Ingenious by Jason Fagone was an interesting book the covered a group of remarkable automotive inventors.
Fagone is a writer who I've posted on a number of times and who sent me a galley copy of the book due out November 5th. When I first heard of the book a number of months ago, I thought it was going to be about the electric car industry, but the thread pulling together the aforementioned inventors was their respective efforts at winning the Automotive X Prize. The contest was started by Peter Diamandis out of his successful X Prize for private space travel, which featured teams attempting to win a $10M prize by sending three passengers to 100 kilometers into space and safely back, and then repeating it two weeks later.

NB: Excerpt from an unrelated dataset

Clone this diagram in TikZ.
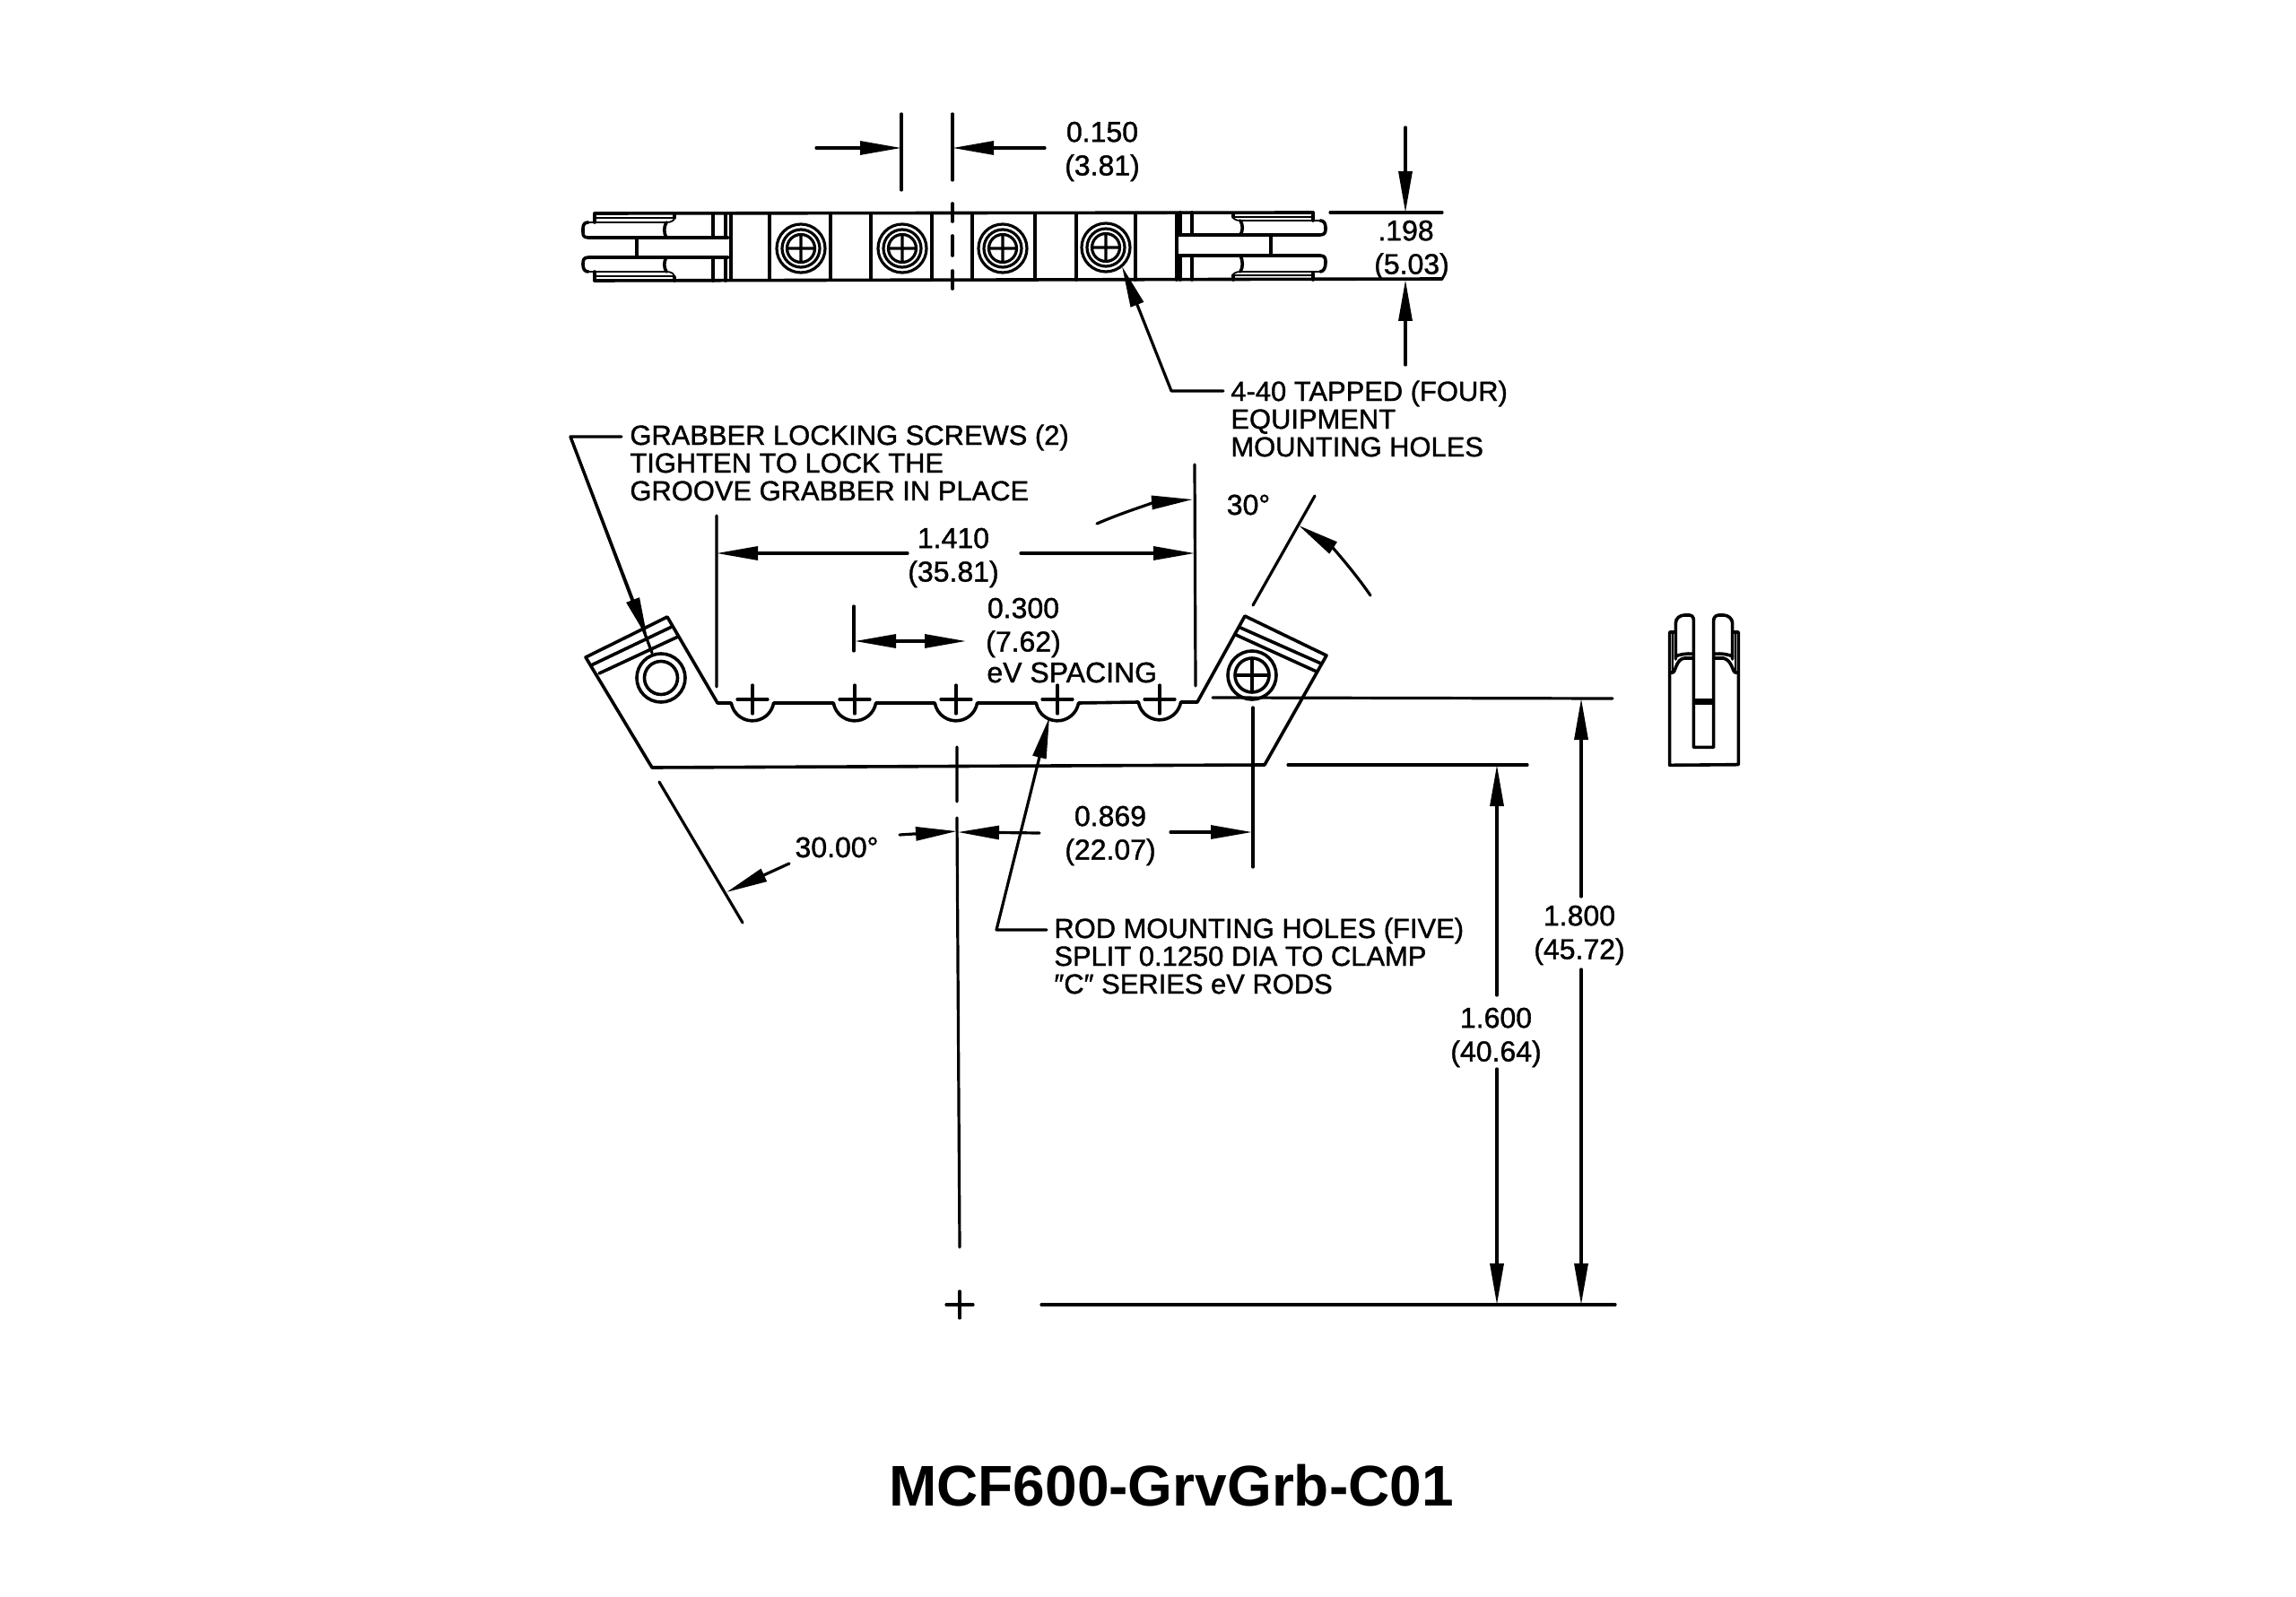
\documentclass[tikz,border=0pt]{standalone}
\usepackage{fontspec}
\setmainfont{Liberation Sans}
\usetikzlibrary{arrows.meta}
\tikzset{
  x=0.5pt,y=-0.5pt,
  ln/.style={line width=1.8pt,line cap=round,line join=round},
  thn/.style={line width=1.6pt,line cap=round,line join=round},
  hair/.style={line width=0.9pt,line cap=round,line join=round},
  dimarr/.style={thn,-{Triangle[length=23pt,width=7.5pt]}},
  dimtxt/.style={align=center,inner sep=0pt,font=\fontsize{16}{18.7}\selectfont\addfontfeature{FakeBold=1.2}},
  notetxt/.style={align=left,anchor=west,inner sep=0pt,font=\fontsize{15.45}{15.5}\selectfont\addfontfeature{FakeBold=1.2}},
}
\newcommand{\topscrew}[2]{%
  \draw[thn] (#1,#2) circle[radius=27] (#1,#2) circle[radius=21] (#1,#2) circle[radius=15.5]
    (#1-15.5,#2) -- (#1+15.5,#2) (#1,#2-15.5) -- (#1,#2+15.5);}
\newcommand{\grvplus}[1]{\draw[thn] (#1-17,780) -- (#1+17,780) (#1,764) -- (#1,796);}
\begin{document}
\begin{tikzpicture}
\useasboundingbox (0,0) rectangle (2560,1781);
\fill[white] (0,0) rectangle (2560,1781);

% ---------- top view ----------
\draw[ln] (663,238) -- (1464,237);
\draw[ln] (663,313) -- (1608,311);
\foreach \xx in {815,858,926,971,1039,1084,1154,1200,1266,1312}
  \draw[ln] (\xx,238) -- (\xx,312);
% left end
\draw[ln] (795,238) -- (795,265) (809,238) -- (809,265) (795,287) -- (795,313) (809,287) -- (809,313);
\draw[ln] (663,238) -- (663,248) (663,313) -- (663,303);
\draw[ln] (812,265) -- (656,265) .. controls (650,265) and (650,262) .. (650,258) -- (650,255) .. controls (650,250) and (652,248) .. (656,248);
\draw[hair] (656,248) -- (743,248) .. controls (748,248) and (752,246) .. (752,243);
\draw[ln] (752,243) -- (752,238);
\draw[ln] (743,248) .. controls (740,253) and (740,260) .. (743,265);
\draw[ln] (812,287) -- (656,287) .. controls (650,287) and (650,291) .. (650,295) .. controls (650,300) and (652,303) .. (656,303);
\draw[hair] (656,303) -- (743,303) .. controls (748,303) and (752,305) .. (752,309);
\draw[ln] (752,309) -- (752,313);
\draw[ln] (743,303) .. controls (740,298) and (740,292) .. (743,287);
\draw[hair] (663,243) -- (752,243) (663,308) -- (752,308);
\draw[ln] (710,265) -- (710,287);
% right end
\draw[ln] (1316,237) -- (1316,262) (1329,237) -- (1329,262) (1316,285) -- (1316,312) (1329,285) -- (1329,312);
\draw[ln] (1464,237) -- (1464,246) (1464,312) -- (1464,305);
\draw[ln] (1312,262) -- (1472,262) .. controls (1478,262) and (1478,258) .. (1478,254) .. controls (1478,249) and (1476,246) .. (1472,246);
\draw[hair] (1472,246) -- (1383,246) .. controls (1378,246) and (1375,244) .. (1375,242);
\draw[ln] (1375,242) -- (1375,238);
\draw[ln] (1383,246) .. controls (1386,251) and (1386,257) .. (1383,262);
\draw[ln] (1312,285) -- (1472,285) .. controls (1478,285) and (1478,289) .. (1478,293) .. controls (1478,298) and (1476,303) .. (1472,303);
\draw[hair] (1472,303) -- (1383,303) .. controls (1378,303) and (1375,305) .. (1375,307);
\draw[ln] (1375,307) -- (1375,312);
\draw[ln] (1383,303) .. controls (1386,298) and (1386,291) .. (1383,285);
\draw[hair] (1375,242) -- (1464,242) (1375,307) -- (1464,307);
\draw[ln] (1417,262) -- (1417,285);
% screws
\topscrew{893}{277}\topscrew{1006}{277}\topscrew{1118}{277}\topscrew{1233}{276}
% centre dashes and 0.150
\draw[ln] (1062,227) -- (1062,247) (1062,263) -- (1062,285) (1062,302) -- (1062,322);
\draw[thn] (1005,127) -- (1005,212) (1062,127) -- (1062,201);
\draw[dimarr] (910,165) -- (1005,165);
\draw[dimarr] (1165,165) -- (1062,165);
\node[dimtxt] (d150) at (1229,169) {0.150\\(3.81)};
% .198
\draw[thn] (1483,237) -- (1608,237);
\draw[dimarr] (1567,142) -- (1567,237);
\draw[dimarr] (1567,407) -- (1567,312);
\node[dimtxt] (d198) at (1574,279) {.198\kern6.5pt\\(5.03)};
% leader 4-40
\node[notetxt] (n440) at (1372,467) {4-40 TAPPED (FOUR)\\EQUIPMENT\\MOUNTING HOLES};
\coordinate (t440) at (1251,297);
\coordinate (k440) at (1306,436);
\draw[dimarr] (n440.west |- k440) ++(-8,0) -- (k440) -- (t440);

% ---------- front view ----------
\draw[ln] (653,733) -- (744,688) -- (800,784) -- (815.3,784)
  arc[start angle=170,end angle=10,radius=24] -- (929.3,784)
  arc[start angle=170,end angle=10,radius=24] -- (1042.3,784)
  arc[start angle=170,end angle=10,radius=24] -- (1155.3,784)
  arc[start angle=170,end angle=10,radius=24] -- (1269.3,783)
  arc[start angle=170,end angle=10,radius=24] -- (1335,783)
  -- (1388,687) -- (1479,731) -- (1410,853) -- (727,856) -- cycle;
\grvplus{839}\grvplus{953}\grvplus{1066}\grvplus{1179}\grvplus{1293}
% stripes left
\draw[ln] (659,742) -- (749,699) (668,751) -- (756,710);
\draw[ln] (737,756) circle[radius=27] (737,756) circle[radius=18.5];
% stripes right
\draw[ln] (1383,700) -- (1473,740) (1378,708) -- (1468,749);
\draw[ln] (1396,753) circle[radius=27] (1396,753) circle[radius=19] (1377,753) -- (1415,753) (1396,734) -- (1396,772);

% ---------- notes, leaders ----------
\node[notetxt] (ngrab) at (702,516) {GRABBER LOCKING SCREWS (2)\\TIGHTEN TO LOCK THE\\GROOVE GRABBER IN PLACE};
\coordinate (kgrab) at (636,487);
\coordinate (tgrab) at (727,728);
\draw[thn] (693,487) -- (kgrab) -- (tgrab);
\draw[dimarr] (kgrab) -- (722,712);
\node[notetxt] (nrod) at (1175,1066) {ROD MOUNTING HOLES (FIVE)\\SPLIT 0.1250 DIA TO CLAMP\\″C″ SERIES eV RODS};
\coordinate (krod) at (1111,1037);
\coordinate (trod) at (1170,800);
\draw[dimarr] (1167,1037) -- (krod) -- (trod);

% ---------- 1.410 ----------
\draw[thn] (799,575) -- (799,766) (1332,518) -- (1333,765);
\draw[dimarr] (1012,617) -- (799,617);
\draw[dimarr] (1138,617) -- (1332,617);
\node[dimtxt] (d1410) at (1063,622) {1.410\\(35.81)};
% ---------- 0.300 ----------
\draw[thn] (952,676) -- (952,726);
\draw[dimarr] (1000,715) -- (953,715);
\draw[dimarr] (1020,715) -- (1077,715);
\draw[thn] (1000,715) -- (1020,715);
\node[dimtxt] (d300) at (1141,700) {0.300\\(7.62)};
\node[dimtxt,anchor=west] (dev) at (1100,750) {eV SPACING};
% ---------- 30 deg top ----------
\draw[thn] (1397,675) -- (1466,553);
\draw[thn,-{Triangle[length=23pt,width=7.5pt]}] (1223,584) .. controls (1255,570) and (1290,560) .. (1330,557);
\draw[thn,-{Triangle[length=23pt,width=7.5pt]}] (1528,664) .. controls (1508,635) and (1485,610) .. (1448,586);
\node[dimtxt] (d30) at (1392,563) {30°};
% ---------- 30.00 ----------
\draw[thn] (735,872) -- (828,1029);
\draw[dimarr] (880,963) -- (810,995);
\node[dimtxt] (d3000) at (933,945) {30.00°};
% ---------- centre line, 0.869 ----------
\draw[thn] (1067,833) -- (1067,894) (1067,912) -- (1070,1391);
\draw[dimarr] (1003,931) -- (1067,927);
\draw[dimarr] (1159,929) -- (1068,928);
\draw[thn] (1397,789) -- (1397,967);
\draw[dimarr] (1305,928) -- (1396,928);
\node[dimtxt] (d869) at (1238,932) {0.869\\(22.07)};
% ---------- centre mark and heights ----------
\draw[thn] (1055,1455) -- (1085,1455) (1070,1440) -- (1070,1470);
\draw[thn] (1161,1455) -- (1801,1455);
\draw[thn] (1352,778) -- (1798,779);
\draw[thn] (1436,853) -- (1703,853);
\draw[dimarr] (1669,1110) -- (1669,853);
\draw[dimarr] (1669,1192) -- (1669,1455);
\draw[dimarr] (1763,1000) -- (1763,779);
\draw[dimarr] (1763,1081) -- (1763,1455);
\node[dimtxt] (d1600) at (1668,1157) {1.600\\(40.64)};
\node[dimtxt] (d1800) at (1761,1043) {1.800\\(45.72)};

% ---------- side view ----------
\begin{scope}[shift={(1820,660)},x=0.16667pt,y=-0.16667pt]
\draw[ln] (145,135) -- (125,135) -- (125,580) -- (355,578) -- (355,135) -- (335,135);
\draw[ln] (145,225) -- (145,105) .. controls (145,88) and (160,78) .. (175,78) -- (190,78) .. controls (200,78) and (205,85) .. (205,95) -- (205,520) -- (272,520) -- (272,95) .. controls (272,85) and (280,78) .. (290,78) -- (305,78) .. controls (320,78) and (335,90) .. (335,105) -- (335,225);
\draw[ln] (125,270) -- (135,270) .. controls (145,270) and (145,225) .. (175,222) -- (205,222);
\draw[ln] (145,215) .. controls (160,210) and (180,205) .. (205,208);
\draw[ln] (355,270) -- (345,270) .. controls (335,270) and (335,230) .. (305,222) -- (272,222);
\draw[ln] (335,215) .. controls (320,210) and (300,205) .. (272,208);
\draw[hair] (135,135) -- (135,270) (345,135) -- (345,270);
\fill (205,358) rectangle (272,378);
\end{scope}

% ---------- title ----------
\node[inner sep=0pt,font=\fontsize{32}{38}\selectfont\bfseries] (title) at (1306,1657) {MCF600-GrvGrb-C01};
\end{tikzpicture}
\end{document}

The Automotive X Prize was an attempt by Diamandis to kick start an industry just as the original X Prize helped launch prize space travel, but rather the intent of this contest was to push forward automotive hyper fuel efficiency. The contest went through various iterations of how it would run and it wound up with a target of 100 MPGe, or MPG equivalents, and a $10M total prize purse split into three divisions with one $5M prize and two different $2.5M prizes available. Entrants had to satisfy the MPGe threshold along with meeting various performance and safety benchmarks. If multiple cars within a division satisfied all criteria for winning the prize, then a 100 mile race would decide the winner.
What stood out the most in Fagone’s book were terribly interesting characters, and great stories about them that clearly came from thorough reporting done. The people and teams featured most prominently were the West Philly Hybrid X team of high school students led by former math teacher Simon Hauger, Oliver Kuttner and the “Very Light Car” from his Edison2 team and Kevin Smith and his team Illuminati Motor Works. Towards the end of the book Fagone wrote about the electric car industry and its most successful entry to date in Tesla Motors and while Tesla certainly an interesting company led by a fascinating guy, what drives (no pun intended) Ingenious forward is the bootstrapping efforts and entrepreneurial spirit of people like Kuttner and Smith and their work with physical objects in their hyper-efficient cars.
If I were to quibble with Ingenious, the blend of different characters written about made it at times hard to keep apart who was being written about, but that was primarily a difficulty just in the beginning of the book, and perhaps was a function of the chapter titles not always being terribly descriptive of the topics or people they covered.